I tend to agree that Mac would probably be a bridge too far for most of the C2C audience. But that doesn't mean that he shouldn't be on there - the point should be to challenge people, and not just feed them the same old crap.

I know, I know... I'm a cock-eyed optimist! :)

Paul
 
It wouldn't just be lost on most Coast to Coast listeners, but would in my opinion be rejected. Tonnies, from what I've heard on various internet audio shows, comes across with the voice of a rational educated person who is discussing topics he finds interesting or compelling, and not just trying to sell something. That is anathema to what that audience wants, at least as can be judged not just by continued listening to the bull**** topics and style Noory has on, but by the call-ins. And I'm not just being cynical. I think that Coast to Coast has two aspects. One is paranormal/esoteric/whatever. The other is populist, and especially under Noory, that populism is at least as important an aspect of the show and its audience as the paranormal stuff. Going in sounding sophisticated works great on internet audio, but is just a recipe for a train wreck on Coast to Coast.

I can understand the reasons for wanting to go on the show, or on one of the woo-woo shows on cable, as it means major exposure to sell books. But it won't mean anything more than that.
 
paulkimball said:
[Original at: The Other Side of Truth: Mac Tonnies and the Paranormal Mainstream]

The stagnation is palpable.
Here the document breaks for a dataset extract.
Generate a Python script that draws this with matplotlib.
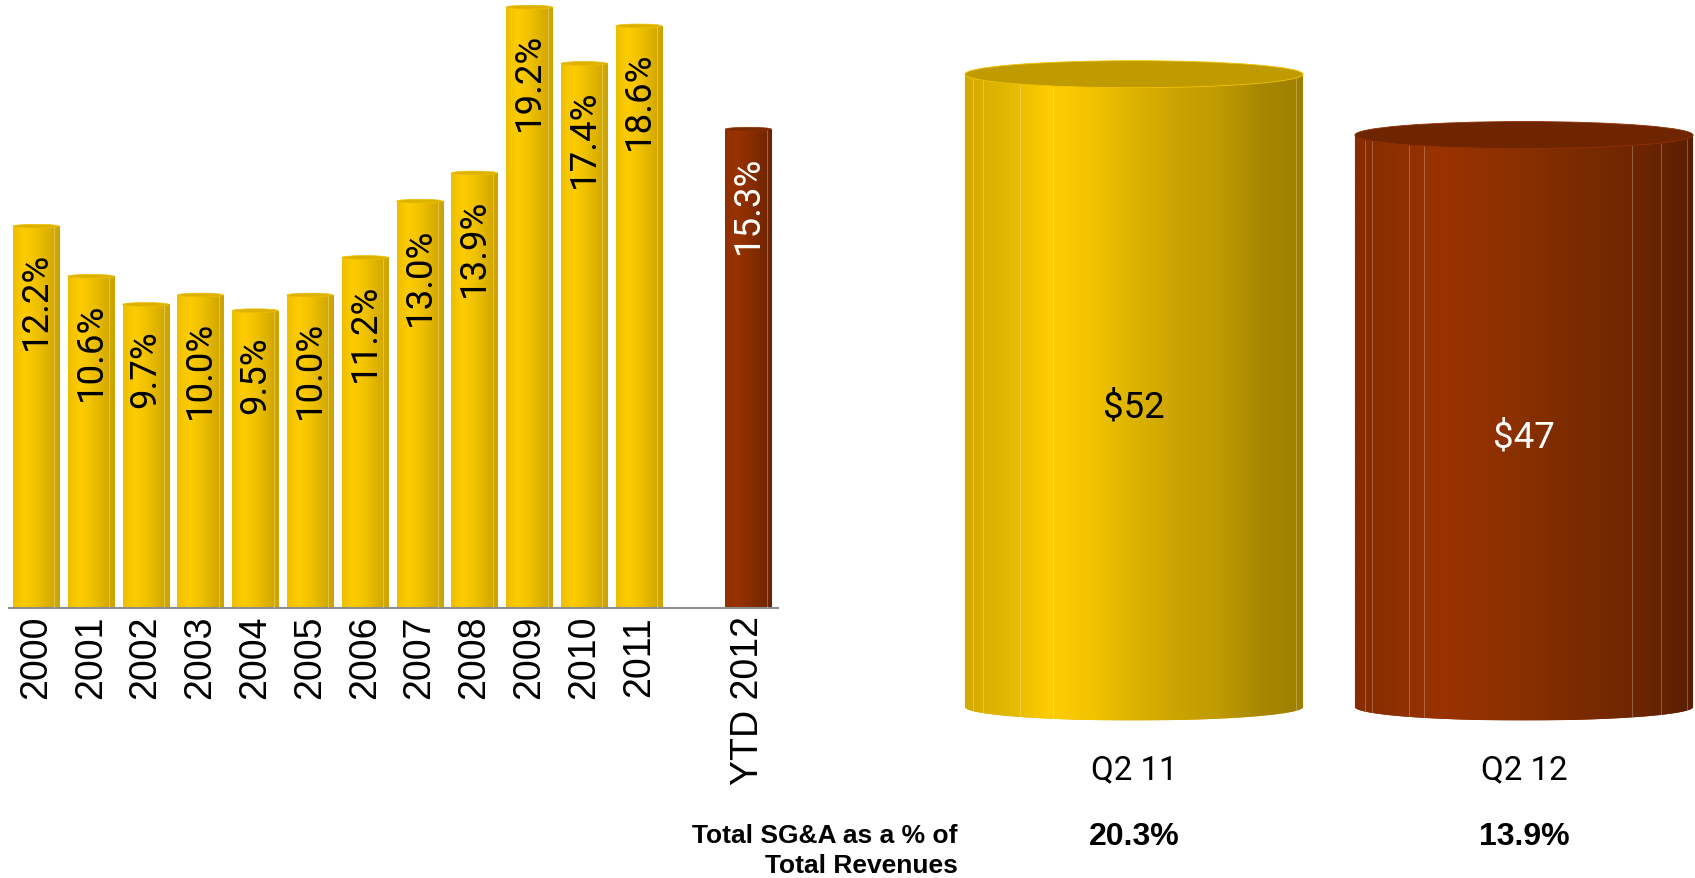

It reeks of complacency.

Yep, that sounds like a few religions I know...

To drag it out a little further, what you're talking about is tantamount to conversion of the masses, right? I mean, C2C is essentially a canned product sold to a very specific group with specific beliefs. I would even go as far to say a specific mentality (and yes, I am being cynical). I don't know about you guys, but I just don't have that much faith in "the masses". By getting Mac a spot on C2C you're not raising them up, you're bringing Mac down. IMHO, you need to circumvent that group entirely in order to usurp that mode of thinking. Otherwise you're just playing the same old game.

The Paracast is exactly what's needed and it's exactly the right sort of forum. It may not be the huge venue that C2C is, but it's starting out without all of the other insipid baggage that C2C carries. Now it just needs to grow.

BTW, I caught the first of the Noory shows on the SciFi channel. Well, just the first ten minutes, really. It sounded like an infomercial.